Legitimate cryptocurrencies will use blockchain, offer information on their ICO, and be reasonably transparent. You can find out lots of information about them online from reputable sources.

How do I know if I have been exposed to a crypto scam?

Often, people don’t realize they’ve been the victim of a scam until their funds are missing, and they’re unable to recover them. That’s why it’s always worth researching before investing or paying in crypto, as it’s much easier and safer to discover a scam before you become part of one.

Can you get scammed with Bitcoin?

While Bitcoin is entirely legitimate, there are Bitcoin scams pretending to be Bitcoin or outright hacking and stealing your Bitcoin funds. Use the tips in this list to avoid falling victim to these cryptocurrency scams.

How to avoid crypto scams on Instagram?

To avoid cryptocurrency scams on Instagram, check the credentials of anyone offering crypto-related deals. Find out whether accounts are associated with legitimate crypto businesses before engaging with them. 

How do I report a crypto scam?

It would be best if you always aimed to report crypto scams where possible. You can report social media crypto scams to the platform to have those accounts swiftly blocked.
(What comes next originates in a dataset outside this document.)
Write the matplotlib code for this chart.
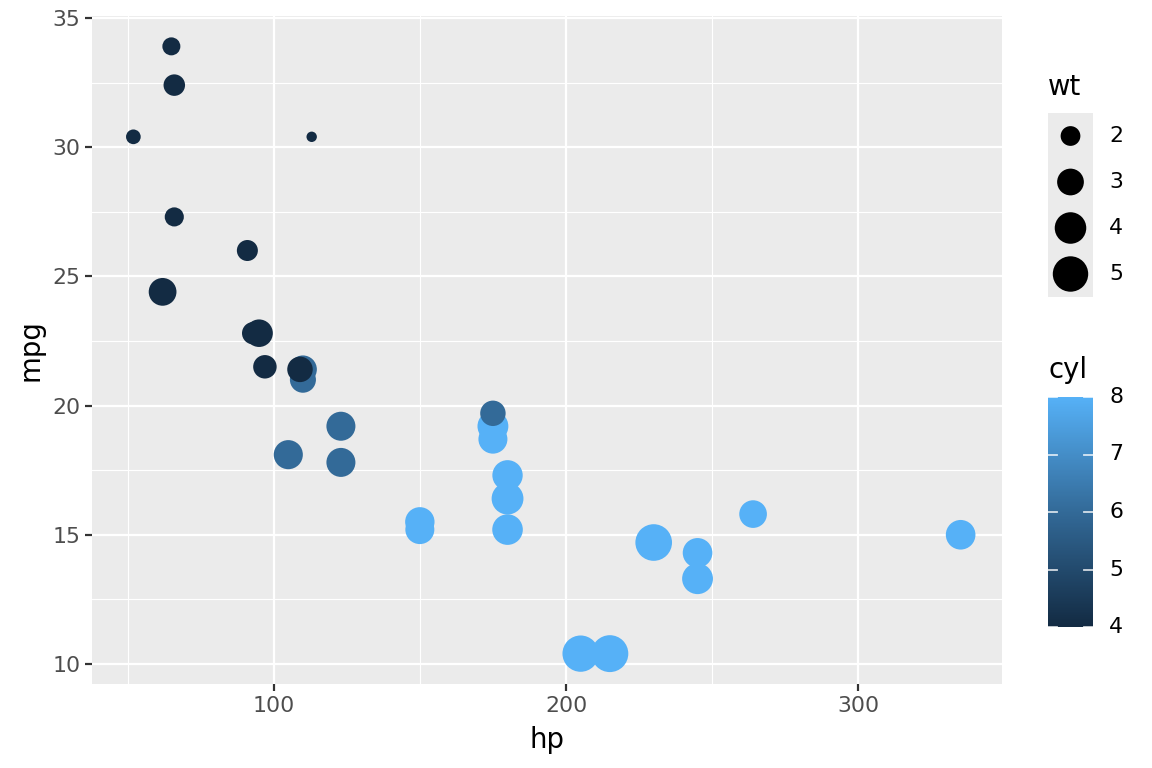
import matplotlib
matplotlib.use("Agg")
import matplotlib.pyplot as plt
import numpy as np
from matplotlib.colors import LinearSegmentedColormap, Normalize

# mtcars: hp vs mpg, size = wt, colour = cyl
hp = [110, 110, 93, 110, 175, 105, 245, 62, 95, 123, 123, 180, 180, 180, 205, 215,
      230, 66, 52, 65, 97, 150, 150, 245, 175, 66, 91, 113, 264, 175, 335, 109]
mpg = [21.0, 21.0, 22.8, 21.4, 18.7, 18.1, 14.3, 24.4, 22.8, 19.2, 17.8, 16.4, 17.3,
       15.2, 10.4, 10.4, 14.7, 32.4, 30.4, 33.9, 21.5, 15.5, 15.2, 13.3, 19.2, 27.3,
       26.0, 30.4, 15.8, 19.7, 15.0, 21.4]
cyl = [6, 6, 4, 6, 8, 6, 8, 4, 4, 6, 6, 8, 8, 8, 8, 8, 8, 4, 4, 4, 4, 8, 8, 8, 8, 4,
       4, 4, 8, 6, 8, 4]
wt = [2.620, 2.875, 2.320, 3.215, 3.440, 3.460, 3.570, 3.190, 3.150, 3.440, 3.440,
      4.070, 3.730, 3.780, 5.250, 5.424, 5.345, 2.200, 1.615, 1.835, 2.465, 3.520,
      3.435, 3.840, 3.845, 1.935, 2.140, 1.513, 3.170, 2.770, 3.570, 2.780]

wt_breaks = [2, 3, 4, 5]
cyl_breaks = [4, 5, 6, 7, 8]

W, H = 1152, 768
cmap = LinearSegmentedColormap.from_list("gg", ["#132B43", "#336A98", "#56B1F7"])
norm = Normalize(4, 8)
TICK_FS = 11
TITLE_FS = 13.75


def point_size(w):
    lo, hi = min(wt), max(wt)
    size = 1 + 5 * np.sqrt((np.asarray(w, dtype=float) - lo) / (hi - lo))
    return (2.65 * size + 2.55) ** 2


def box(x0, y0, x1, y1):
    # pixel box -> figure fraction
    return [x0 / W, 1 - y1 / H, (x1 - x0) / W, (y1 - y0) / H]


fig = plt.figure(figsize=(W / 144, H / 144), dpi=144)
ax = fig.add_axes(box(92, 16, 1002, 684))
ax.set_facecolor("#EBEBEB")
ax.scatter(hp, mpg, s=point_size(wt), c=cyl, cmap=cmap, norm=norm, linewidths=0, zorder=3)

xr = max(hp) - min(hp)
yr = max(mpg) - min(mpg)
ax.set_xlim(min(hp) - 0.05 * xr, max(hp) + 0.05 * xr)
ax.set_ylim(min(mpg) - 0.05 * yr, max(mpg) + 0.05 * yr)
ax.set_xticks([100, 200, 300])
ax.set_yticks([10, 15, 20, 25, 30, 35])
ax.set_xticks([50, 150, 250], minor=True)
ax.set_yticks([12.5, 17.5, 22.5, 27.5, 32.5], minor=True)
ax.grid(which="major", color="white", linewidth=1.1)
ax.grid(which="minor", color="white", linewidth=0.55)
ax.set_axisbelow(True)
for sp in ax.spines.values():
    sp.set_visible(False)
ax.tick_params(which="major", length=3.4, width=1.1, color="#333333",
               labelcolor="#4D4D4D", labelsize=TICK_FS, pad=2.5)
ax.tick_params(which="minor", length=0)
ax.set_xlabel("hp", fontsize=TITLE_FS, color="black", labelpad=5)
ax.set_ylabel("mpg", fontsize=TITLE_FS, color="black", labelpad=4)

# size legend
fig.text(1048 / W, 1 - 87 / H, "wt", fontsize=TITLE_FS, va="center", ha="left")
lax = fig.add_axes(box(1048, 113, 1093, 297))
lax.set_facecolor("#EBEBEB")
lax.set_xlim(0, 1)
lax.set_ylim(len(wt_breaks), 0)
key_y = np.arange(len(wt_breaks)) + 0.5
lax.scatter([0.5] * len(wt_breaks), key_y, s=point_size(wt_breaks), color="black", linewidths=0)
lax.set_xticks([])
lax.set_yticks([])
for sp in lax.spines.values():
    sp.set_visible(False)
for yv, b in zip(key_y, wt_breaks):
    lax.text(1.36, yv, str(b), fontsize=TICK_FS, va="center", ha="left",
             transform=lax.transData, clip_on=False)

# colour bar
fig.text(1048 / W, 1 - 370 / H, "cyl", fontsize=TITLE_FS, va="center", ha="left")
cax = fig.add_axes(box(1048, 397, 1093, 627))
grad = np.linspace(4, 8, 300).reshape(-1, 1)
cax.imshow(grad, cmap=cmap, norm=norm, aspect="auto", origin="lower", extent=[0, 1, 4, 8])
cax.set_xlim(0, 1)
cax.set_ylim(4, 8)
for b in cyl_breaks:
    cax.plot([0, 0.2], [b, b], color="white", linewidth=0.9, alpha=0.8)
    cax.plot([0.8, 1], [b, b], color="white", linewidth=0.9, alpha=0.8)
    cax.text(1.36, b, str(b), fontsize=TICK_FS, va="center", ha="left", clip_on=False)
cax.set_xticks([])
cax.set_yticks([])
for sp in cax.spines.values():
    sp.set_visible(False)

fig.savefig("out.png", dpi=144)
With email, you can mark a message or sender as junk/phishing.

How can I protect myself from crypto scams?

Our crypto scams list covers the biggest crypto scams out there, but it’s always best to be cautious when investing. Being thorough in your research and investing in a secure hardware wallet can help protect your funds. 

Similarly, installing good anti-malware software on your computer can also prevent cyberattacks and crypto-jacking.